Wherever the string "this" appears in a line, extract that line.

>> Begin Records supplied

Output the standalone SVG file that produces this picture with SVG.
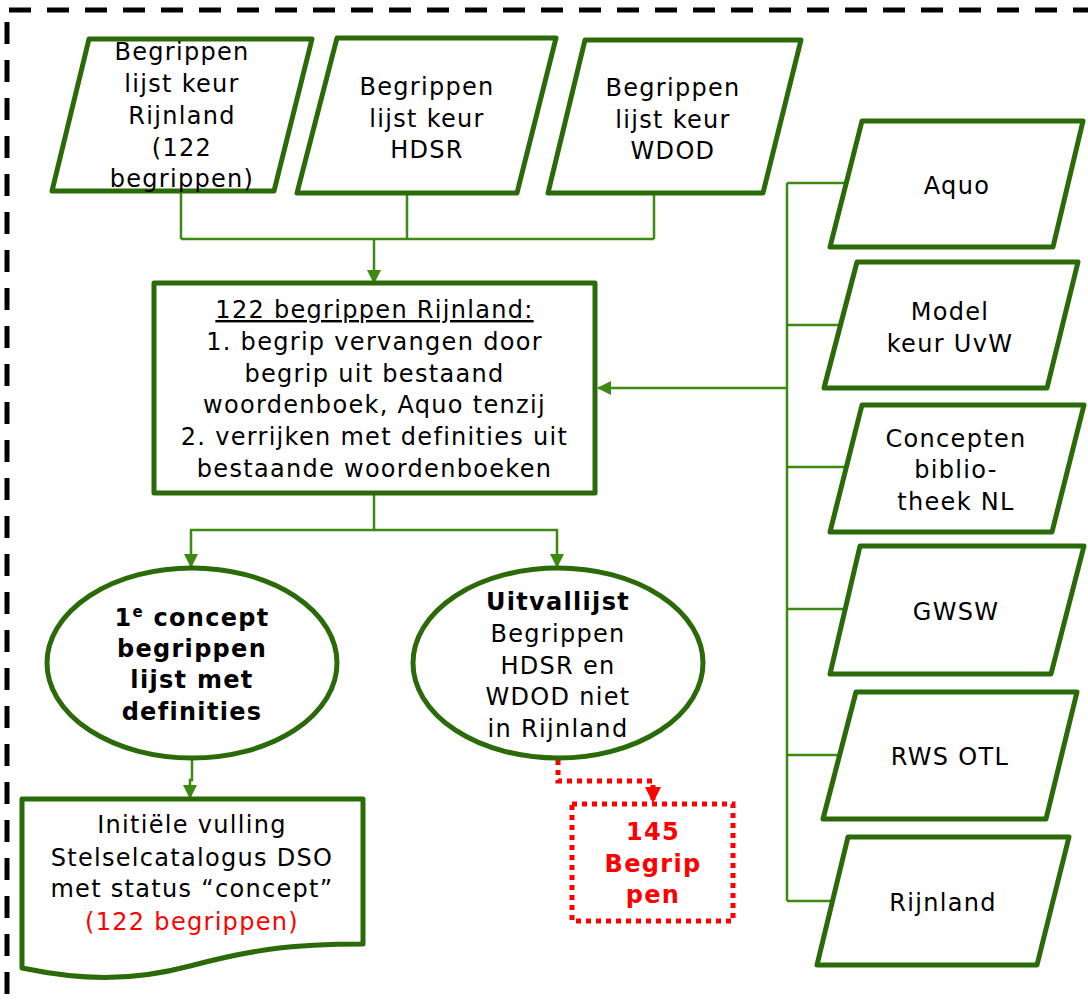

>> End Records supplied
>> Begin Records supplied

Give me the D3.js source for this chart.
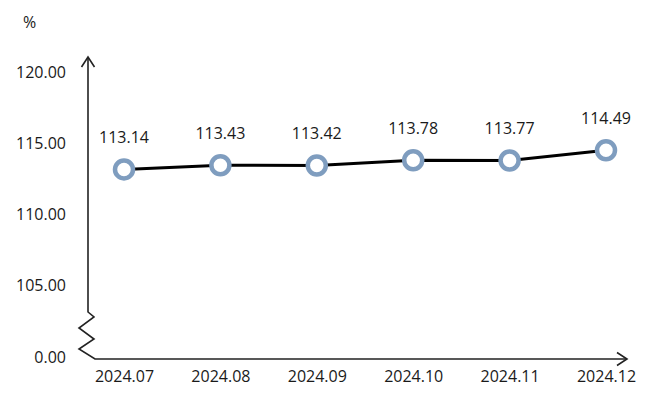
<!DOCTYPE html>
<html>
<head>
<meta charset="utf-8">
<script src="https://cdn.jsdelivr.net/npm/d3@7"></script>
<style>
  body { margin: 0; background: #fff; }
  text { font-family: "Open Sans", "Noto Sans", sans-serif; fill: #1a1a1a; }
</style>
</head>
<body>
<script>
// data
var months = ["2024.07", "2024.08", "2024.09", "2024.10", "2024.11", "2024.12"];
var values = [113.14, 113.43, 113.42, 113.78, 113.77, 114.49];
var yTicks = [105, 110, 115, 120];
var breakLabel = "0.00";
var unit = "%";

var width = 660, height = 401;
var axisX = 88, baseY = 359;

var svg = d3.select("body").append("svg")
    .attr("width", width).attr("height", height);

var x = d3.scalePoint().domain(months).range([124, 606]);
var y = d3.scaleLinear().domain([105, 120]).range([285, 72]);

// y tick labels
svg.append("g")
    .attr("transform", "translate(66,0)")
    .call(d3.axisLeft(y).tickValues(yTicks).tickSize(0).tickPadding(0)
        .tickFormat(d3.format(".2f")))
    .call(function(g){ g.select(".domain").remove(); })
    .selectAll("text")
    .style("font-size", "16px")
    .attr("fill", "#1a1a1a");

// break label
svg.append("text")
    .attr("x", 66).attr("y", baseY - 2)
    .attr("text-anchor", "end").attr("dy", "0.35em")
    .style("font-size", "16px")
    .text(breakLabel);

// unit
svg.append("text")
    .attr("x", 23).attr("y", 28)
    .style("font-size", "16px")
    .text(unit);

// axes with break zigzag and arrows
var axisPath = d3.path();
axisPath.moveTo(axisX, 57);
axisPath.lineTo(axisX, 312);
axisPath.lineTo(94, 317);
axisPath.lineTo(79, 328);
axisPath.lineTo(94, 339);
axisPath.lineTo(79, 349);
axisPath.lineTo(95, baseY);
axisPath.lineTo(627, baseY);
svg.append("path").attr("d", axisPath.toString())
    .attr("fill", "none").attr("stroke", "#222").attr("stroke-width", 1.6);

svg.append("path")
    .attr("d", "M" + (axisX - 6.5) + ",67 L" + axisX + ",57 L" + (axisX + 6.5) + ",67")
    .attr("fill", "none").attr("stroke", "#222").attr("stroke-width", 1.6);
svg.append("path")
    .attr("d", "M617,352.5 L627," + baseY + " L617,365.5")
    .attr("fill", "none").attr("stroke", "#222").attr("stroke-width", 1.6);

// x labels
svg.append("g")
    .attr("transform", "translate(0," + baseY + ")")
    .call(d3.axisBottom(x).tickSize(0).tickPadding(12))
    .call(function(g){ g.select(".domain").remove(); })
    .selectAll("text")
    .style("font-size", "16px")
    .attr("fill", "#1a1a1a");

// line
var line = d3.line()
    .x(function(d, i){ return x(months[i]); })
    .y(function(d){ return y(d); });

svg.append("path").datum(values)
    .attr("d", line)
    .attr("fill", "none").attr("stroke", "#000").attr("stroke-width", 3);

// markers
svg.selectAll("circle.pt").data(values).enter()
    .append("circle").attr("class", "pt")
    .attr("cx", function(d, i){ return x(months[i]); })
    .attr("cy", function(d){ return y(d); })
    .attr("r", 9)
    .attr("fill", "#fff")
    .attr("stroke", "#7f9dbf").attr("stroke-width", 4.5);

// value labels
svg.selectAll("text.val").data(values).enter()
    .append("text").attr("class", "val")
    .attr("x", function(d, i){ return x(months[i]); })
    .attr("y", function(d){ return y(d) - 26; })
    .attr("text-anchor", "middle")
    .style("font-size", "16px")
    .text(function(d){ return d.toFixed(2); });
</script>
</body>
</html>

>> End Records supplied

The response:
Output the standalone SVG file that produces this picture with SVG.
Give me the D3.js source for this chart.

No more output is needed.